▶ _INFORMATION SUPPLIED_:
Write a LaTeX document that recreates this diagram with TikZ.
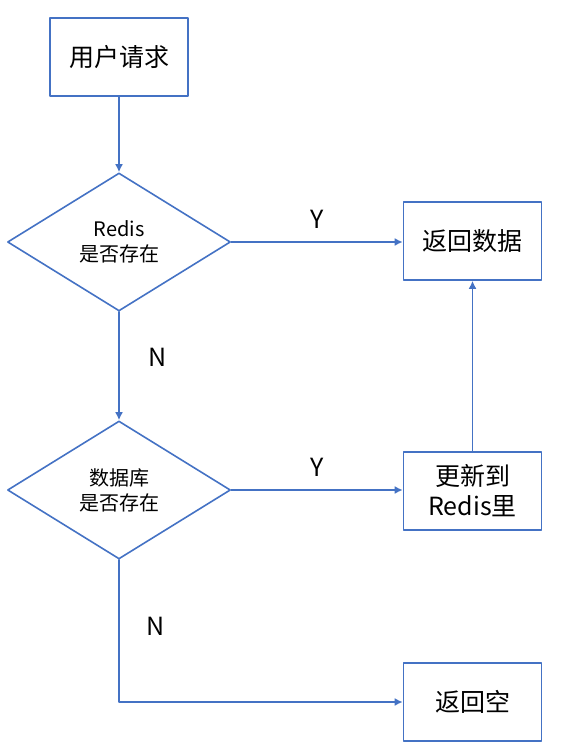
\documentclass[tikz,border=0pt]{standalone}
\usepackage{fontspec}
\newfontfamily\cjk{Noto Sans CJK SC}
\usetikzlibrary{shapes.geometric,arrows.meta}
\definecolor{lineblue}{RGB}{68,114,196}
\begin{document}
\begin{tikzpicture}[x=1pt,y=-1pt,line cap=round,line join=round,font=\cjk,>={Latex[length=8pt,width=8pt]},
	box/.style={draw=lineblue,line width=1.6pt,minimum width=138pt,minimum height=78pt,inner sep=0pt,align=center,font=\cjk\fontsize{25}{30}\selectfont},
	test/.style={diamond,draw=lineblue,line width=1.6pt,minimum width=223pt,minimum height=138pt,inner sep=0pt,align=center,font=\cjk\fontsize{20}{25}\selectfont},
	flow/.style={draw=lineblue,line width=1.6pt,->},
	lab/.style={font=\cjk\fontsize{25}{25}\selectfont}]
	\useasboundingbox (0,0) rectangle (561,751);
	\node[box] (req) at (119,57) {用户请求};
	\node[test] (redis) at (119,242) {Redis\\是否存在};
	\node[test] (db) at (119,490) {数据库\\是否存在};
	\node[box] (ret) at (472.5,241) {返回数据};
	\node[box] (upd) at (472.5,491) {更新到\\Redis里};
	\node[box] (nil) at (472.5,702) {返回空};
	\coordinate (corner) at (db.south |- nil.west);
	\draw[flow] (req)--(redis);
	\draw[flow] (redis.east)--(redis.east -| ret.west) node[lab,pos=0.5,above=9pt] {Y};
	\draw[flow] (redis)--(db) node[lab,pos=0.42,right=25pt] {N};
	\draw[flow] (db.east)--(db.east -| upd.west) node[lab,pos=0.5,above=9pt] {Y};
	\draw[flow] (upd)--(ret);
	\draw[flow] (db.south)--(corner)--(nil.west);
	\node[lab] (no) at (156,626) {N};
\end{tikzpicture}
\end{document}
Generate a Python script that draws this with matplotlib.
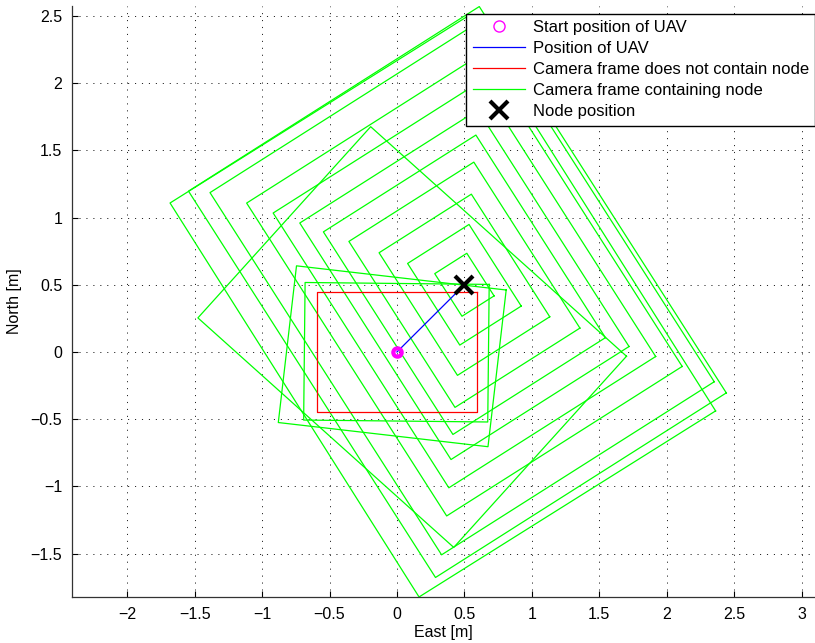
# -*- coding: utf-8 -*-
"""
plot.py -- camera footprints of the UAV while it centres over the node

Red frame: first camera frame (node not inside).
Green frames: later camera frames that contain the node.
"""
import numpy as np
import matplotlib
matplotlib.use("Agg")
import matplotlib.pyplot as plt
from matplotlib.lines import Line2D
from matplotlib.ticker import FuncFormatter, MultipleLocator

plt.rcParams["font.family"] = ["Liberation Sans", "DejaVu Sans"]
plt.rcParams["lines.scale_dashes"] = False

# ---- data (metres, yaw in degrees) ----
start_east, start_north = 0.0, 0.0
node_east, node_north = 0.5, 0.5

# UAV path from the start position to the node
path_east = [0.0, 0.5]
path_north = [0.0, 0.5]

# first frame (does not contain node)
red_east = 0.0
red_north = 0.0
red_yaw = 0.0
red_half_long = 0.595
red_half_short = 0.446

# frames containing the node: centre, yaw, half diagonal
green_east = [0.5, 0.5, 0.5, 0.5, 0.5, 0.5, 0.5, 0.5,
              0.483, 0.448, 0.340, 0.113, -0.035, -0.004]
green_north = [0.5, 0.5, 0.5, 0.5, 0.5, 0.5, 0.5, 0.5,
               0.482, 0.446, 0.335, 0.111, -0.032, -0.002]
green_yaw = [-57.5, -57.5, -57.5, -57.5, -57.5, -57.5, -57.5, -57.5,
             -57.5, -57.5, -57.8, -42.0, -6.6, -0.6]
green_half_diag = [0.235, 0.450, 0.676, 0.915, 1.117, 1.304, 1.515, 1.725,
                   1.997, 2.130, 2.165, 1.595, 0.978, 0.853]

LEGEND_LABELS = [
    "Start position of UAV",
    "Position of UAV",
    "Camera frame does not contain node",
    "Camera frame containing node",
    "Node position",
]


def frame_corners(cx, cy, yaw_deg, half_long, half_short):
    """Closed outline of a rotated camera frame."""
    t = np.deg2rad(yaw_deg)
    u = np.array([np.cos(t), np.sin(t)])
    v = np.array([-np.sin(t), np.cos(t)])
    c = np.array([cx, cy])
    pts = [c + half_long * u + half_short * v,
           c + half_long * u - half_short * v,
           c - half_long * u - half_short * v,
           c - half_long * u + half_short * v]
    pts.append(pts[0])
    pts = np.array(pts)
    return pts[:, 0], pts[:, 1]


def main():
    fig = plt.figure(figsize=(8.15, 6.43), dpi=100)
    ax = fig.add_axes([72 / 815, 46 / 643, 743 / 815, 591 / 643])

    # green frames (4:3 sensor -> half sides 0.8 / 0.6 of half diagonal)
    for cx, cy, yaw, d in zip(green_east, green_north, green_yaw, green_half_diag):
        xs, ys = frame_corners(cx, cy, yaw, 0.8 * d, 0.6 * d)
        ax.plot(xs, ys, color="#00ff00", lw=0.9)

    xs, ys = frame_corners(red_east, red_north, red_yaw, red_half_long, red_half_short)
    ax.plot(xs, ys, color="#ff0000", lw=0.9)

    ax.plot(path_east, path_north, color="#0000ff", lw=0.9)
    ax.plot([start_east], [start_north], "o", color="#ff00ff", ms=6,
            mew=3, mfc="none")
    ax.plot([node_east], [node_north], "x", color="black", ms=13, mew=3)

    ax.set_xlim(-2.409, 3.099)
    ax.set_ylim(-1.823, 2.574)
    ax.xaxis.set_major_locator(MultipleLocator(0.5))
    ax.yaxis.set_major_locator(MultipleLocator(0.5))
    fmt = FuncFormatter(lambda v, _: f"{v:g}".replace("-", "\u2212"))
    ax.xaxis.set_major_formatter(fmt)
    ax.yaxis.set_major_formatter(fmt)
    ax.tick_params(direction="in", length=4, width=0.8, labelsize=11.5, pad=7)
    ax.grid(True, color="black", lw=0.6, linestyle=(0, (0.8, 4.2)))
    for side in ("top", "right"):
        ax.spines[side].set_visible(False)
    for side in ("left", "bottom"):
        ax.spines[side].set_color("#333333")
        ax.spines[side].set_linewidth(0.9)

    ax.set_xlabel("East [m]", fontsize=11.5, labelpad=2)
    ax.set_ylabel("North [m]", fontsize=11.5, labelpad=6)

    handles = [
        Line2D([], [], ls="none", marker="o", color="#ff00ff", mfc="none", ms=8, mew=1),
        Line2D([], [], color="#0000ff", lw=0.9),
        Line2D([], [], color="#ff0000", lw=0.9),
        Line2D([], [], color="#00ff00", lw=0.9),
        Line2D([], [], ls="none", marker="x", color="black", ms=13, mew=3),
    ]
    leg = fig.legend(handles, LEGEND_LABELS, loc="upper right",
                     bbox_to_anchor=(1.0, 1 - 14 / 643),
                     fontsize=12, frameon=True, fancybox=False,
                     framealpha=1, edgecolor="black", borderaxespad=0,
                     borderpad=0.38, labelspacing=0.36, handlelength=3.15,
                     handletextpad=0.45)
    leg.get_frame().set_linewidth(1.0)

    fig.savefig("out.png", dpi=100)
    plt.close(fig)


if __name__ == "__main__":
    main()
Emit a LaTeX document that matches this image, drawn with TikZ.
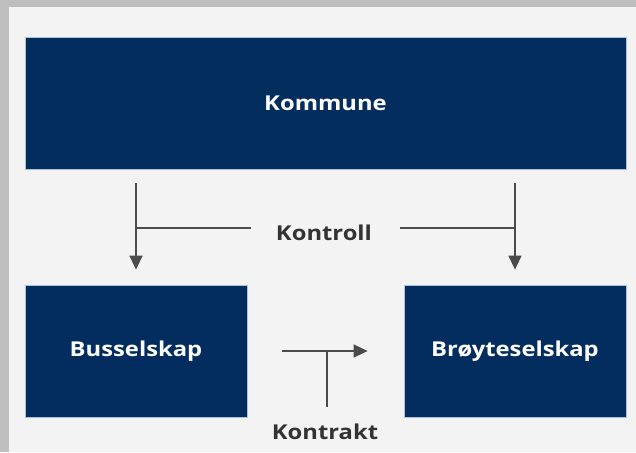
\documentclass[tikz,border=0pt]{standalone}
\usepackage{fontspec}
\setmainfont{Open Sans}
\newfontfamily\widefont[FakeStretch=1.16]{Open Sans}
\usetikzlibrary{arrows.meta}
\definecolor{navy}{RGB}{3,45,94}
\definecolor{edgeblue}{RGB}{170,195,220}
\definecolor{bgout}{RGB}{190,190,190}
\definecolor{bgin}{RGB}{243,243,244}
\definecolor{ink}{RGB}{51,51,51}
\definecolor{linegrey}{RGB}{75,75,75}
\begin{document}
\begin{tikzpicture}[x=1pt,y=-1pt,
  boxnode/.style={rectangle, fill=navy, draw=edgeblue, line width=0.8pt, text=white,
    font=\widefont\fontsize{20.5}{24}\selectfont\bfseries, inner sep=0pt, minimum height=132pt},
  lbl/.style={text=ink, font=\widefont\fontsize{20.5}{24}\selectfont\bfseries, inner sep=0pt},
  conn/.style={draw=linegrey, line width=1.5pt},
  arr/.style={conn, -{Triangle[length=14pt,width=13pt]}}]
\fill[bgout] (0,0) rectangle (636,452);
\fill[bgin] (9,7) rectangle (636,452);
\useasboundingbox (0,0) rectangle (636,452);
\node[boxnode, minimum width=601pt] (kom) at (325.5,103) {Kommune};
\node[boxnode, minimum width=222pt] (bus) at (136,351) {Busselskap};
\node[boxnode, minimum width=222pt] (broy) at (515,351) {Brøyteselskap};
\node[lbl] (kontroll) at (324,233) {Kontroll};
\node[lbl] (kontrakt) at (325,432) {Kontrakt};
% Kontroll arrows
\draw[arr, shorten <=14pt, shorten >=15pt] (kom.south -| bus.north) -- (bus.north);
\draw[arr, shorten <=14pt, shorten >=15pt] (kom.south -| broy.north) -- (broy.north);
\draw[conn] ([yshift=5pt]kontroll.west -| bus.north) -- ([xshift=-25pt,yshift=5pt]kontroll.west);
\draw[conn] ([xshift=28pt,yshift=5pt]kontroll.east) -- ([yshift=5pt]kontroll.east -| broy.north);
% Kontrakt arrow
\draw[arr, shorten <=35pt, shorten >=36pt] (bus.east) -- (broy.west);
\draw[conn] ([xshift=2pt,yshift=17pt]kontrakt.north) -- ([xshift=2pt]kontrakt.north |- bus.east);
\end{tikzpicture}
\end{document}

▶ _PROBLEM TO SOLVE_: With the pictures left out, restate word for word every line of the data above, from the first down to the line that contains "plot.py -- camera".

▶ _ANSWER FOR THE TASK_:
Write a LaTeX document that recreates this diagram with TikZ.
\documentclass[tikz,border=0pt]{standalone}
\usepackage{fontspec}
\newfontfamily\cjk{Noto Sans CJK SC}
\usetikzlibrary{shapes.geometric,arrows.meta}
\definecolor{lineblue}{RGB}{68,114,196}
\begin{document}
\begin{tikzpicture}[x=1pt,y=-1pt,line cap=round,line join=round,font=\cjk,>={Latex[length=8pt,width=8pt]},
	box/.style={draw=lineblue,line width=1.6pt,minimum width=138pt,minimum height=78pt,inner sep=0pt,align=center,font=\cjk\fontsize{25}{30}\selectfont},
	test/.style={diamond,draw=lineblue,line width=1.6pt,minimum width=223pt,minimum height=138pt,inner sep=0pt,align=center,font=\cjk\fontsize{20}{25}\selectfont},
	flow/.style={draw=lineblue,line width=1.6pt,->},
	lab/.style={font=\cjk\fontsize{25}{25}\selectfont}]
	\useasboundingbox (0,0) rectangle (561,751);
	\node[box] (req) at (119,57) {用户请求};
	\node[test] (redis) at (119,242) {Redis\\是否存在};
	\node[test] (db) at (119,490) {数据库\\是否存在};
	\node[box] (ret) at (472.5,241) {返回数据};
	\node[box] (upd) at (472.5,491) {更新到\\Redis里};
	\node[box] (nil) at (472.5,702) {返回空};
	\coordinate (corner) at (db.south |- nil.west);
	\draw[flow] (req)--(redis);
	\draw[flow] (redis.east)--(redis.east -| ret.west) node[lab,pos=0.5,above=9pt] {Y};
	\draw[flow] (redis)--(db) node[lab,pos=0.42,right=25pt] {N};
	\draw[flow] (db.east)--(db.east -| upd.west) node[lab,pos=0.5,above=9pt] {Y};
	\draw[flow] (upd)--(ret);
	\draw[flow] (db.south)--(corner)--(nil.west);
	\node[lab] (no) at (156,626) {N};
\end{tikzpicture}
\end{document}
Generate a Python script that draws this with matplotlib.
# -*- coding: utf-8 -*-
"""
plot.py -- camera footprints of the UAV while it centres over the node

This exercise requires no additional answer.